The truth is that the United States, with rare exceptions, has demonstrated little talent for changing the way others live. We have enjoyed far greater success in making necessary adjustments to our own way of life, preserving and renewing what we value most. Early in the 20th century, Progressives rounded off the rough edges of the Industrial Revolution, deflecting looming threats to social harmony. During the Depression, FDR's New Deal reformed capitalism and thereby saved it. Here lies the real genius of American politics.

Rumsfeld got it exactly backward. Although we do face a choice, it's not the one that he described. The actual choice is this one: We can either persist in our efforts to change the way they live -- in which case the war of no exits will surely lead to bankruptcy and exhaustion.

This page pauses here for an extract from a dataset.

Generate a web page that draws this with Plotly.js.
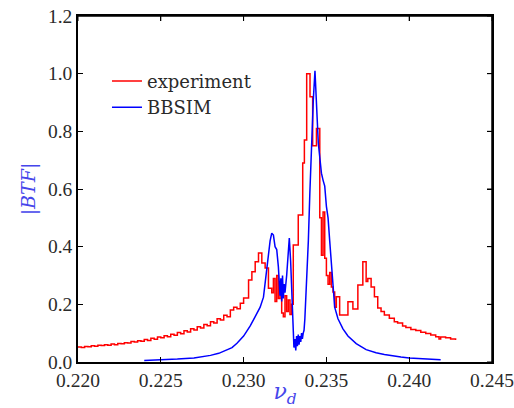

Or we can recognize the folly of generational war and choose instead to put our own house in order: curbing our appetites, paying our bills and ending our self-destructive dependency on foreign oil and foreign credit.

Salvation does not lie abroad. It's here at home.
Dr. iRack thinks there are elements in the concept of the "Long War," including the primacy it gives to irregular warfare as the dominant mode of contemporary conflict and the notion that irregular challenges are not amenable to short-term solutions, that have merit (although he thinks the "war" frame is not always helpful). But Bacevich's argument is worth taking seriously as we pause for a moment of national self-reflection and begin preparing for the transition to the post-Bush era.